The talent you have the talent you miss
One talent is language. I’ve always had a knack for words and grammar. I started learning German, French and Spanish in elementary school, and they came easily to me. I think people tend to enjoy things that they’re good at, and be good at things they enjoy. Because they love doing it, they do it more often and thus get better at it. It’s a mutually reinforcing cycle.
I lack an ear for tones, though, so I missed out on learning Chinese. After living in Beijing for months, I couldn’t even say my address well enough for taxi drivers to understand.
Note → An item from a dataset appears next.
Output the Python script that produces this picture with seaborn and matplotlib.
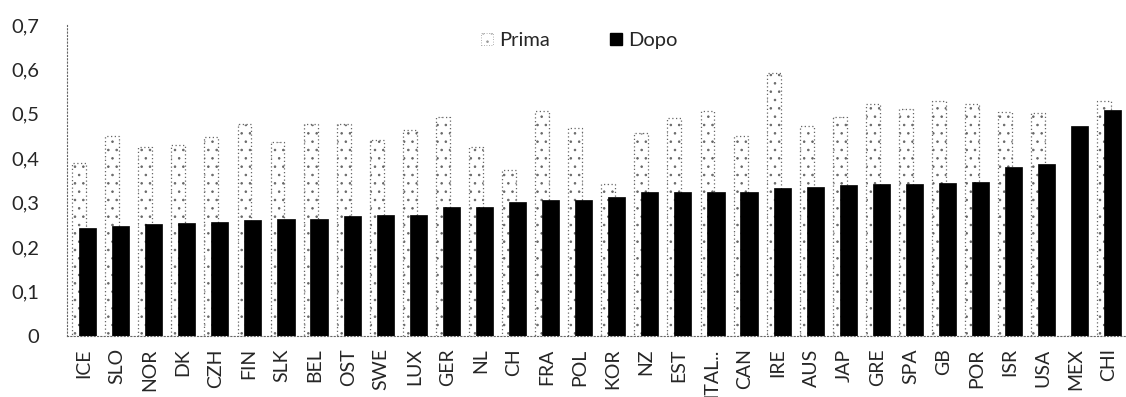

And a lot of them couldn’t read maps, when I tried to point and show where I wanted to go.
Let’s say that map-reading is another talent. And sense of direction. One friend used to call me “the human compass.”
Your favorite food and drink (…even if ‘Slow Food’ guides are not present in USA)?
Funny enough, I don’t know whether we have Slow Food guides in the U.S.! There are many restaurants here with the “Snail of Approval” — and many more that deserve it, regardless of whether they have the official sticker in their window.
I’ve been fortunate to spend a lot of time in places like Brooklyn, N.Y., and Portland, Ore., that have an incredibly rich and diverse “foodie” culture, for people on any budget. The food cart scene is one of the things that drew me to Portland… There are chefs who have perfected just one dish, or a small range of dishes, who make it en masse and can sell it cheaply from an 8’x8′ truck because they have low overhead. It’s a great stepping stone to “brick and mortar” restaurants for a lot of people who might not otherwise have the capital to become entrepreneurs.
One favorite is Nong’s Khao Man Gai, whose original cart location was recently eliminated, alas. For years, the perimeter of a whole block in downtown Portland was lined with dozens of food carts, but they’ve been kicked out because the property is being developed into a hotel. (Owners claim that the new lobby will host some carts; even if it does, the DIY spirit is lost.) Luckily Nong’s was successful enough to open some permanent locations. It was founded by a Thai immigrant who moved to Portland with $70 in her pocket. She uses local, organic ingredients and gives all her employees a living wage plus health and dental insurance. The epitome of slow and sustainable.
And Khao Man Gai! It’s chicken poached in a complex, tangy, garlicky sauce and served with sticky jasmine rice. So simple, so good.
The food “pod” is such a great communal practice, too. If your readers aren’t familiar with this concept, it’s usually a small grouping of food carts with shared eating space. Usually a pod will be on a parking lot or vacant piece of land; the more atmospheric ones will have heating lamps, fire pits and/or tents to protect you from inclement weather. You can go with a group of friends and everyone can get whatever kind of food they want and the kids can run around a bit. It’s very sociable.
Which is a secret or well known place in your city you visit when you need to slow the pace of your days?
Parks! Anywhere with trees and water and birds and greens and blues. Preferably a space big enough to buffer you from buildings and traffic in every direction.
Green-wood Cemetery is one place I love. It’s the highest point in Brooklyn, with the city skyline in the distance, and gorgeous old tombstones and monuments, many for famous figures like Samuel Morse, Leonard Bernstein, and Jean-Michel Basquiat. I’ve seen some rare warblers there, like the brilliant yellow Prothonotary and the Hooded, which looks like he’s wearing a monk’s cowl.
Ditto Jacob Riis Park in Queens, a great place to spot shorebirds like oyster-catchers, probing the sand with their long red bills. On a weekday, the beach is practically abandoned and Manhattan seems far away, though you can still glimpse it on the horizon. Where it belongs 🙂
The touching and seminal Jennifer Rauch’s story has been suggested to us by mr Spencer Bailey, young Surface Mag editor in chief, writer and poetry lover based in Brooklyn (NYC) we’d recently interviewed on Slow Words.